The push comes as the International Energy Agency expects oil demand to peak by decade’s end. AI could add $150bn to Gulf Cooperation Council economies, says McKinsey.

But Gulf efforts face hurdles. High-profile mega-projects already run over budget. Hosting data centers risks draining huge amounts of energy and water, pressuring other sectors.

Gulf countries are focusing on applying AI in manufacturing, port management, and energy infrastructure—not just data hosting. Saudi Aramco is using AI to detect leaks and blockages. The UAE’s 2031 AI strategy targets finance and smart cities as growth engines.

Talent shortages are a big problem. The UAE attracts foreign experts with big pay and low taxes, but local AI hiring gaps persist. Saudi Arabia’s AI roles report a 50% hiring shortfall, especially in machine learning and data science.

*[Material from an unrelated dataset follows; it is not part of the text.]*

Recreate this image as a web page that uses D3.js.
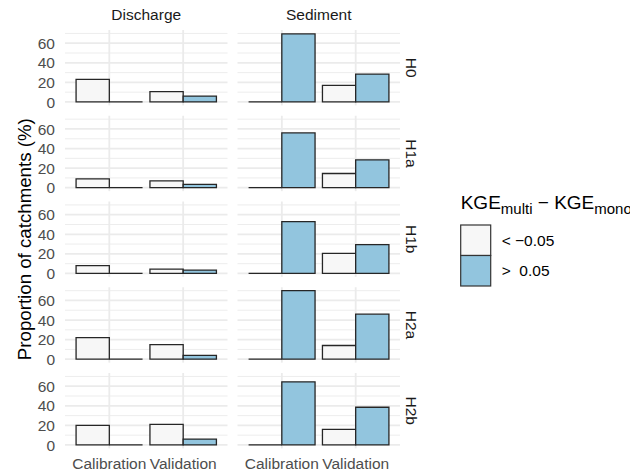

Education gaps make things worse. UAE students lag OECD averages in math, reading, and science.

The Gulf also needs strong AI regulations. Foreign firms worry about handing over data to authoritarian regimes that might misuse it for surveillance. Trust will be key for Gulf nations to host data centers and foster AI innovation.

Data may be the new oil in the Gulf. But turning AI into lasting growth won’t be as simple as building rigs and pipelines.